A mischievous boy, Curtis was kicked out of Jesuit high school and instead attended public school. After graduating, he started working as night manager of a McDonald’s in Brooklyn. It was the late 1970’s, and New York City was experiencing a wave of violent crime. The city was bankrupt and unable to effectively police the streets and protect citizens. It says in the Talmud, “Where there is no man, be the man.” Curtis saw that New Yorkers were scared and suffering, and elected officials seemed helpless. Inspired by the yeshiva boys who helped out when he was mugged, Curtis decided to “be the man” and do something about the crime wave in New York.
In May 1977, Curtis created the “Magnificent 13” – a small group of brave New Yorkers trained in self-defense who took it upon themselves to protect people. To their surprise, the idea instantly took off as many other volunteers joined their ranks and they became folk heroes to New Yorkers sick of being terrorized by violent thugs, and city leaders unable or unwilling to do anything about it.
In 1979 the group was renamed the Guardian Angels, and debuted their signature uniform: a red beret, white insignia t-shirt, and red satin jacket. Their motto was “We dare to care” and Curtis described their philosophy as “We Not I.” They patrol the streets and subways of New York, often deterring crime by their presence, and other times stopping crimes underway.

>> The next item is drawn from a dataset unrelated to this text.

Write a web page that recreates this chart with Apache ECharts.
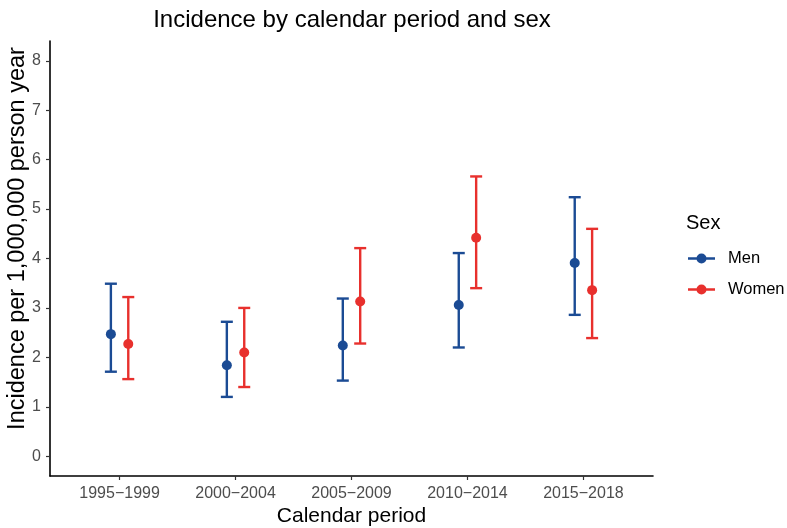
<!DOCTYPE html>
<html>
<head>
<meta charset="utf-8">
<script src="https://cdn.jsdelivr.net/npm/echarts@6/dist/echarts.min.js"></script>
<style>html,body{margin:0;padding:0;background:#fff}#c{width:787px;height:528px}</style>
</head>
<body>
<div id="c"></div>
<script>
const categories = ['1995\u22121999', '2000\u22122004', '2005\u22122009', '2010\u22122014', '2015\u22122018'];
const yTicks = [0, 1, 2, 3, 4, 5, 6, 7, 8];
const menEst   = [2.47, 1.84, 2.24, 3.06, 3.91];
const menLow   = [1.71, 1.20, 1.53, 2.20, 2.86];
const menHigh  = [3.49, 2.72, 3.19, 4.11, 5.24];
const womenEst  = [2.27, 2.10, 3.13, 4.42, 3.36];
const womenLow  = [1.56, 1.40, 2.28, 3.40, 2.39];
const womenHigh = [3.22, 3.00, 4.21, 5.66, 4.60];

const BLUE = '#1B4B94';
const RED = '#E8302D';
const DODGE = 0.075;
const FONT = 'Liberation Sans, Arial, sans-serif';

function buildData(est, low, high, offset) {
  return est.map((v, i) => [i + 1 + offset, v, low[i], high[i]]);
}

function makeRender(color) {
  return function (params, api) {
    const x = api.value(0);
    const pMid = api.coord([x, api.value(1)]);
    const pLow = api.coord([x, api.value(2)]);
    const pHigh = api.coord([x, api.value(3)]);
    const cap = 6;
    const ls = { stroke: color, lineWidth: 2.4 };
    return {
      type: 'group',
      children: [
        { type: 'line', shape: { x1: pLow[0], y1: pLow[1], x2: pHigh[0], y2: pHigh[1] }, style: ls },
        { type: 'line', shape: { x1: pLow[0] - cap, y1: pLow[1], x2: pLow[0] + cap, y2: pLow[1] }, style: ls },
        { type: 'line', shape: { x1: pHigh[0] - cap, y1: pHigh[1], x2: pHigh[0] + cap, y2: pHigh[1] }, style: ls },
        { type: 'circle', shape: { cx: pMid[0], cy: pMid[1], r: 5 }, style: { fill: color } }
      ]
    };
  };
}

const legendIcon = 'path://M0,3.8h27v2.4h-27z M13.5,0a5,5 0 1,1 -0.001,0z';

const chart = echarts.init(document.getElementById('c'), null, { renderer: 'canvas' });
chart.setOption({
  animation: false,
  backgroundColor: '#fff',
  title: [
    { text: 'Incidence by calendar period and sex', left: 347, textAlign: 'center', top: 3,
      textStyle: { fontFamily: FONT, fontSize: 24, fontWeight: 'normal', color: '#000' } },
    { text: 'Sex', left: 681, top: 208,
      textStyle: { fontFamily: FONT, fontSize: 20, fontWeight: 'normal', color: '#000' } }
  ],
  legend: {
    orient: 'vertical', left: 688, top: 250, padding: 0, itemGap: 14, itemWidth: 27, itemHeight: 10,
    icon: legendIcon,
    textStyle: { fontFamily: FONT, fontSize: 16.5, color: '#000', padding: [0, 0, 0, 8] },
    data: [
      { name: 'Men', itemStyle: { color: BLUE } },
      { name: 'Women', itemStyle: { color: RED } }
    ]
  },
  grid: { left: 50, right: 134, top: 41, bottom: 52, containLabel: false, outerBoundsMode: 'none' },
  xAxis: {
    type: 'value', min: 0.4, max: 5.6,
    name: 'Calendar period', nameLocation: 'middle', nameGap: 30, nameMoveOverlap: false,
    nameTextStyle: { fontFamily: FONT, fontSize: 21, color: '#000' },
    axisLine: { show: true, onZero: false, lineStyle: { color: '#000', width: 1.6 } },
    axisTick: { show: true, length: 4, lineStyle: { color: '#333', width: 1.2 }, customValues: [1, 2, 3, 4, 5] },
    axisLabel: { customValues: [1, 2, 3, 4, 5], formatter: v => categories[Math.round(v) - 1], margin: 10,
      fontFamily: FONT, fontSize: 16, color: '#4D4D4D' },
    splitLine: { show: false }
  },
  yAxis: {
    type: 'value', min: -0.4, max: 8.4,
    name: 'Incidence per 1,000,000 person year', nameLocation: 'middle', nameGap: 20, nameMoveOverlap: false,
    nameTextStyle: { fontFamily: FONT, fontSize: 23.5, color: '#000', padding: [0, 0, 0, 40] },
    axisLine: { show: true, onZero: false, lineStyle: { color: '#000', width: 1.6 } },
    axisTick: { show: true, length: 4, lineStyle: { color: '#333', width: 1.2 }, customValues: yTicks },
    axisLabel: { customValues: yTicks, margin: 9,
      fontFamily: FONT, fontSize: 16, color: '#4D4D4D' },
    splitLine: { show: false }
  },
  series: [
    { name: 'Men', type: 'custom', itemStyle: { color: BLUE }, renderItem: makeRender(BLUE),
      encode: { x: 0, y: [1, 2, 3] }, data: buildData(menEst, menLow, menHigh, -DODGE) },
    { name: 'Women', type: 'custom', itemStyle: { color: RED }, renderItem: makeRender(RED),
      encode: { x: 0, y: [1, 2, 3] }, data: buildData(womenEst, womenLow, womenHigh, DODGE) }
  ]
});
</script>
</body>
</html>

Curtis himself has been the target of multiple violent crimes. In 1992 he was kidnapped by the John Gotti crime mob and shot multiple times. The most recent attack was in 2018 when a teenager recognized him in Penn Station and sucker-punched him in the face, knocking out one of his front teeth.
The Guardian Angels have chapters in 13 countries and 130 cities around the world, with thousands of members. They are also involved in youth outreach, helping kids at risk with school tutoring, nutritious meals, and opportunities to affect their community in a positive way. The Junior Guardian Angels are girls and boys 6-15 years old who learn martial arts, discipline, and the importance of service. The Guardian Angels introduced a new program in 2017 called “Perv Patrol” featuring women who go ofter a longtime problem in New York – men who expose themselves and violate women on the subway.
In recent days, Curtis and the Guardian Angels have become heroes to the Jewish community. Amid a terrifying upsurge of violent and sometimes deadly attacks on Jews in the New York area, Curtis announced that the Guardian Angels would be patrolling Jewish neighborhoods in Brooklyn such as Wiliamsburg and Boro Park, where many of the now-daily attacks are occurring. “We’re a visual deterrence in our red berets and our red satin jackets. Nobody’s going to commit an attack when we’re around,” he said.
For leading a worldwide movement to be a force for good, we honor Curtis Sliwa as this week’s Thursday Hero.